== DATA SUPPLIED

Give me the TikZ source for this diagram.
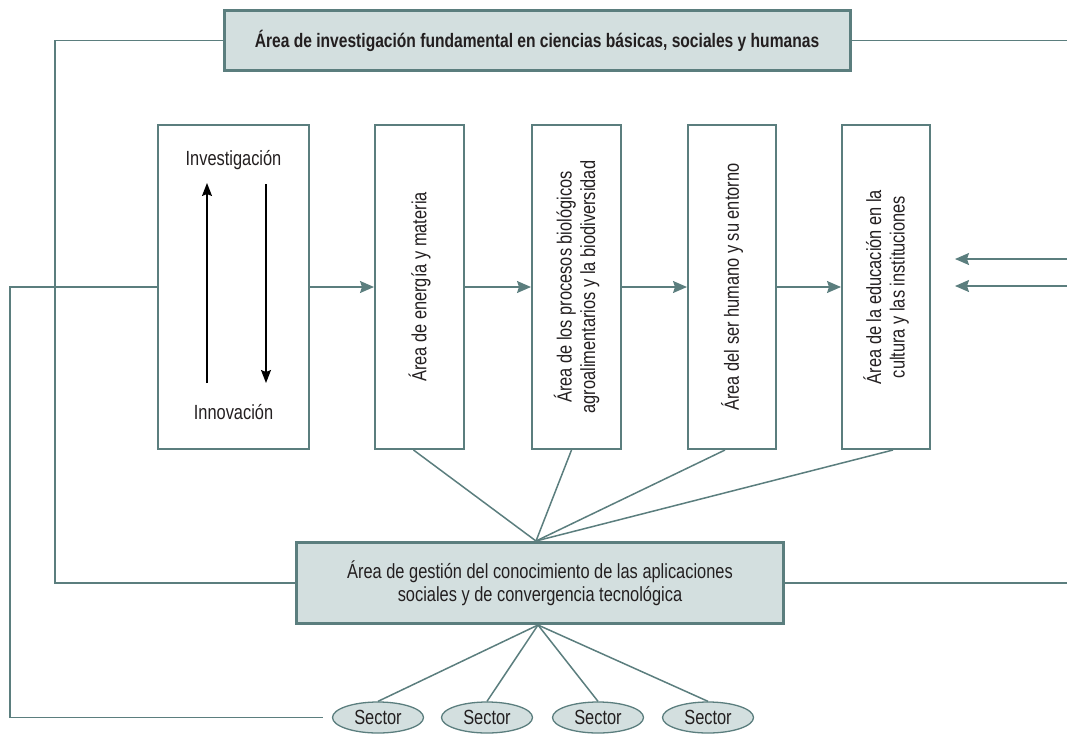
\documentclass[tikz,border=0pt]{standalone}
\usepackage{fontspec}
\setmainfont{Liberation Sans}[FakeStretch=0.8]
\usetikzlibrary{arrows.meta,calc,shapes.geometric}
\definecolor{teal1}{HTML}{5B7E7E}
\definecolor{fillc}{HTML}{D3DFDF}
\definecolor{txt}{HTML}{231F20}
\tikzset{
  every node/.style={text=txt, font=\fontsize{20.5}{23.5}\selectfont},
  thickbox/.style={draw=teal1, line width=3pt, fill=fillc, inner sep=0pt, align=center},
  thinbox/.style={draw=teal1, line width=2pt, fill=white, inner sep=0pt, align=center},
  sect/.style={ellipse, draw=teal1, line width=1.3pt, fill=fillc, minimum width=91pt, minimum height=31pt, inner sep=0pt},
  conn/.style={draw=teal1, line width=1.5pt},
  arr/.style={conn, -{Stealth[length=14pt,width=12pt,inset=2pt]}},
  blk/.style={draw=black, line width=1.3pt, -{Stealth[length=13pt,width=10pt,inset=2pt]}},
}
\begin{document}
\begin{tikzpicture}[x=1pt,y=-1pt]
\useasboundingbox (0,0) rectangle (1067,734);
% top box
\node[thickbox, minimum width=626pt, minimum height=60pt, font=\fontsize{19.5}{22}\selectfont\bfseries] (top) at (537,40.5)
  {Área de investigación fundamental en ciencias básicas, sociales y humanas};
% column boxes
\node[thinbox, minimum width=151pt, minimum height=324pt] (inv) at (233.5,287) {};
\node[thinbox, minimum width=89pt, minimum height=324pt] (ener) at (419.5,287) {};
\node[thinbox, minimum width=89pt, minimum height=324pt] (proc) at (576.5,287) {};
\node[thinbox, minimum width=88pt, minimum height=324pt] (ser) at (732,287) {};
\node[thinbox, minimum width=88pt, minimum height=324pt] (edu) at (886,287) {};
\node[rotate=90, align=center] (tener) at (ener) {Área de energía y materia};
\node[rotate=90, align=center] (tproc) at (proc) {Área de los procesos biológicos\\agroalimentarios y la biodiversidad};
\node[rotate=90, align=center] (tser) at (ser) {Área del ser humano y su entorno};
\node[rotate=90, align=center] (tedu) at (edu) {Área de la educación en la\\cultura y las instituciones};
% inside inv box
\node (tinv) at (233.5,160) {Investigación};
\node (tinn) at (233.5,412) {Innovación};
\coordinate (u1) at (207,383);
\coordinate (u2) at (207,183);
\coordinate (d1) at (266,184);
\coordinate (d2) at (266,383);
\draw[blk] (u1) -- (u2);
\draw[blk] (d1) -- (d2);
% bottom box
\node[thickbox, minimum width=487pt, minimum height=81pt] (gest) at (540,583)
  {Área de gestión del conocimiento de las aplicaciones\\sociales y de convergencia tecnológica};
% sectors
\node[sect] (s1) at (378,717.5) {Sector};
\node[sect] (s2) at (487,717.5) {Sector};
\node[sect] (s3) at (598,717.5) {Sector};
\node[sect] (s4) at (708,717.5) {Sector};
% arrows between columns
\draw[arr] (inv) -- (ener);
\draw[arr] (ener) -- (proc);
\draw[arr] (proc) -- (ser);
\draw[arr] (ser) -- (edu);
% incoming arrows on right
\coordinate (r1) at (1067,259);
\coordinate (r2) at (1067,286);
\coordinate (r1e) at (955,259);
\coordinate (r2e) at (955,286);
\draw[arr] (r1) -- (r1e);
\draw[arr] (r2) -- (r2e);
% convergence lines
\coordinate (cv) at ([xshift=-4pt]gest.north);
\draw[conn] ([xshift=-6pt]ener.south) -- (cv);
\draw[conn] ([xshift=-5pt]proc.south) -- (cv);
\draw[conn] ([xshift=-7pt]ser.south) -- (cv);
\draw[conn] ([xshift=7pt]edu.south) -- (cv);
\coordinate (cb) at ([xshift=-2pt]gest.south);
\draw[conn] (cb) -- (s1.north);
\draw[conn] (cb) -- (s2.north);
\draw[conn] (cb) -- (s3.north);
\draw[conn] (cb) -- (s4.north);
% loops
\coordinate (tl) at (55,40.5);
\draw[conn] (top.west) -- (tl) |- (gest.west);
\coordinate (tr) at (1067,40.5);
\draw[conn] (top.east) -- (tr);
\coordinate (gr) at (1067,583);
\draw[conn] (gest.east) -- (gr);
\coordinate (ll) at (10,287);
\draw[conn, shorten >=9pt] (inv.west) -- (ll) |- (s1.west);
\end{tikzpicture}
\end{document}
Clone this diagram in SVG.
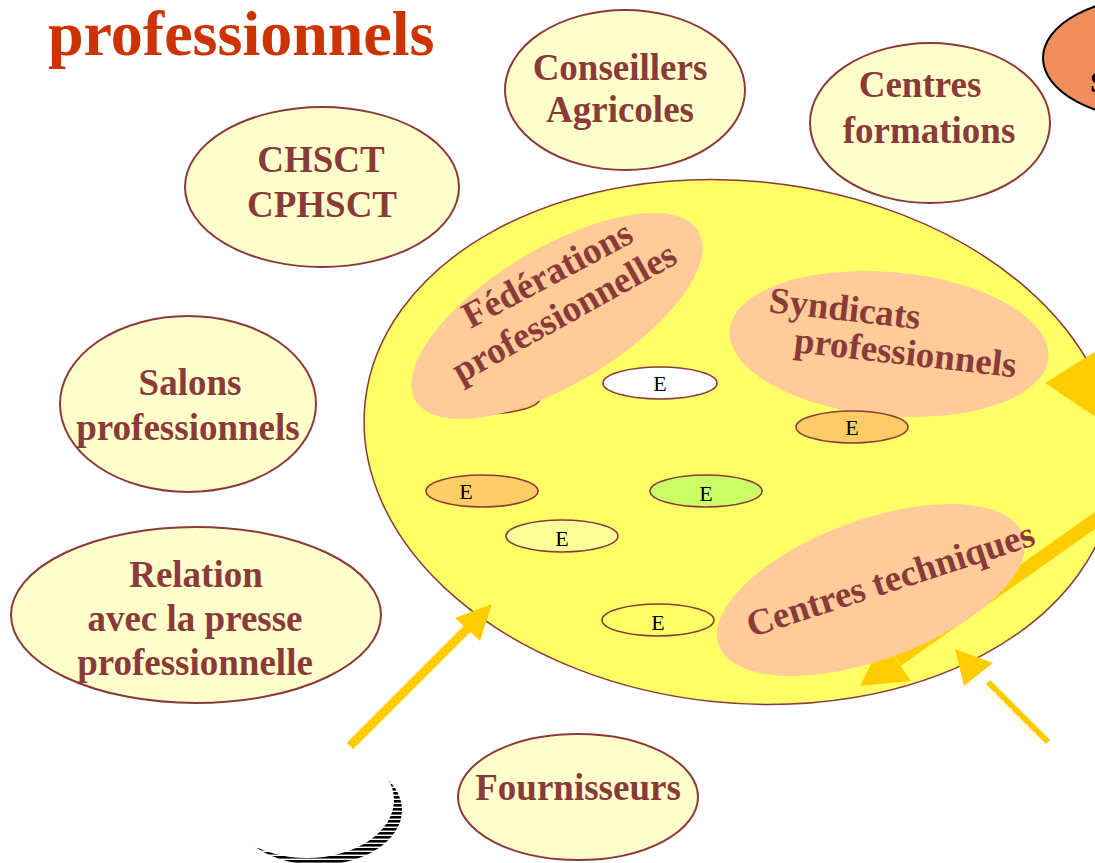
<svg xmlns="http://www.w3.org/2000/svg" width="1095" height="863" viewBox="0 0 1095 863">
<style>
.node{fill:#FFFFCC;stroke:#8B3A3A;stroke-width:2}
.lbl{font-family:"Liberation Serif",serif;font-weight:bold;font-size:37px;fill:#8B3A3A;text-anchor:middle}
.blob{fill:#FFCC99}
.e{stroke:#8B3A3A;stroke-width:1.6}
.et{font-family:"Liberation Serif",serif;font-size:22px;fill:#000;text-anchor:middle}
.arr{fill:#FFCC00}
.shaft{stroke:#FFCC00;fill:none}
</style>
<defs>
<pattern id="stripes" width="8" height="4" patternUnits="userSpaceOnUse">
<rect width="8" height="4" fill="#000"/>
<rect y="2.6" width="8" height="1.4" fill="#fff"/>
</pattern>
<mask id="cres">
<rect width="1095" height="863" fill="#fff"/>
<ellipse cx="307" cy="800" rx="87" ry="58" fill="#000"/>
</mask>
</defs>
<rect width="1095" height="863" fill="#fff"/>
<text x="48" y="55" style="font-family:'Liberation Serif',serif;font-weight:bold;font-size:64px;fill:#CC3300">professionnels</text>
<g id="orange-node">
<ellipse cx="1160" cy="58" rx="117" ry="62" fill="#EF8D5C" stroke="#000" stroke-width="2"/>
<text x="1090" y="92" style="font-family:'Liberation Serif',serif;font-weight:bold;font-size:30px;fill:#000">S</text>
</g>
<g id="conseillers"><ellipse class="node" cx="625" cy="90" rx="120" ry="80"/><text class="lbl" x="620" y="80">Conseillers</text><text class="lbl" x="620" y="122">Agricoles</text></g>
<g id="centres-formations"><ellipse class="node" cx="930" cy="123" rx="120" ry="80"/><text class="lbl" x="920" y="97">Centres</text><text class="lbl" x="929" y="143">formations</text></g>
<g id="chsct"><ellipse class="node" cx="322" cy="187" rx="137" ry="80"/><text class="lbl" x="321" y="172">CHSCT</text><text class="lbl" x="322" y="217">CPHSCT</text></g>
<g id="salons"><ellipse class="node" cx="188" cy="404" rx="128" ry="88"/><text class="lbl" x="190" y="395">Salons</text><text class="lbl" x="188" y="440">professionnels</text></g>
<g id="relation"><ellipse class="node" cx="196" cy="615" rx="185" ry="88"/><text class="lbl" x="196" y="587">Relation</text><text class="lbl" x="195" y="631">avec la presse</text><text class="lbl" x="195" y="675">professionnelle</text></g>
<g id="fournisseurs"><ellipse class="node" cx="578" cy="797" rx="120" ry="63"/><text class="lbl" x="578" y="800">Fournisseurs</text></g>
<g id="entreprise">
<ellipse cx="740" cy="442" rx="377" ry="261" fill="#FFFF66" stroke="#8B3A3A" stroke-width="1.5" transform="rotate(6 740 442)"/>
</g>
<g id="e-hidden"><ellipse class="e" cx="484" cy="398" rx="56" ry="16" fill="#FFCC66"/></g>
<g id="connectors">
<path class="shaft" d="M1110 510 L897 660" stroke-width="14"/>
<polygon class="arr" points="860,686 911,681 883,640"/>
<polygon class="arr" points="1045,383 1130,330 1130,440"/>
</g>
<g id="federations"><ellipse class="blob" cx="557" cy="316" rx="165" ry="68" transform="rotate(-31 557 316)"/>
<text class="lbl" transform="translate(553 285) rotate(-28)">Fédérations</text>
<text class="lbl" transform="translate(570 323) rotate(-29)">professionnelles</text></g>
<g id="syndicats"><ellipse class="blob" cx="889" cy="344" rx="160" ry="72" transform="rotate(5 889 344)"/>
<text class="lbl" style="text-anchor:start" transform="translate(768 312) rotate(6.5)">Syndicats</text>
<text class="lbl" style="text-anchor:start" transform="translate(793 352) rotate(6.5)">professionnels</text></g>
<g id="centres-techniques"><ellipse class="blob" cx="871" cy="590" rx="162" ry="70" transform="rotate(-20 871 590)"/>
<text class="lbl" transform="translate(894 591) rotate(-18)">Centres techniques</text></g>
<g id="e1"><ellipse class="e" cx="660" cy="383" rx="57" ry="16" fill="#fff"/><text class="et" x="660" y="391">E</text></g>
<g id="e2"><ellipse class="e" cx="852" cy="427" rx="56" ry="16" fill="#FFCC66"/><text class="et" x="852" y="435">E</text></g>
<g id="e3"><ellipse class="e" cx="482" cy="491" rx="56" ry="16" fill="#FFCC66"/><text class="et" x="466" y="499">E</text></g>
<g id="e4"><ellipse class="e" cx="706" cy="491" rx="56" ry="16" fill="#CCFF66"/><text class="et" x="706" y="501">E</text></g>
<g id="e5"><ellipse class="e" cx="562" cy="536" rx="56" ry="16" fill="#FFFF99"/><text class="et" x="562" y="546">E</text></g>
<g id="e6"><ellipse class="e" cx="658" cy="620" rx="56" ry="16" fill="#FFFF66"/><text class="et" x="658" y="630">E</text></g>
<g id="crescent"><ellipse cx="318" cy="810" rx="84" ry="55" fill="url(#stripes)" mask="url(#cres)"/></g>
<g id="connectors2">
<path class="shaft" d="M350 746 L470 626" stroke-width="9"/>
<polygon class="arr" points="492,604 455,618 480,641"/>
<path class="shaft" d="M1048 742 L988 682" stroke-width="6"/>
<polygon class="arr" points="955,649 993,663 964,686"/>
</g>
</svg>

====

• _WHAT YOU WILL DO_
Find the word "diagram" in the entries, and copy every line it shows up in.

• _COMPLETE ANSWER_
Give me the TikZ source for this diagram.
Clone this diagram in SVG.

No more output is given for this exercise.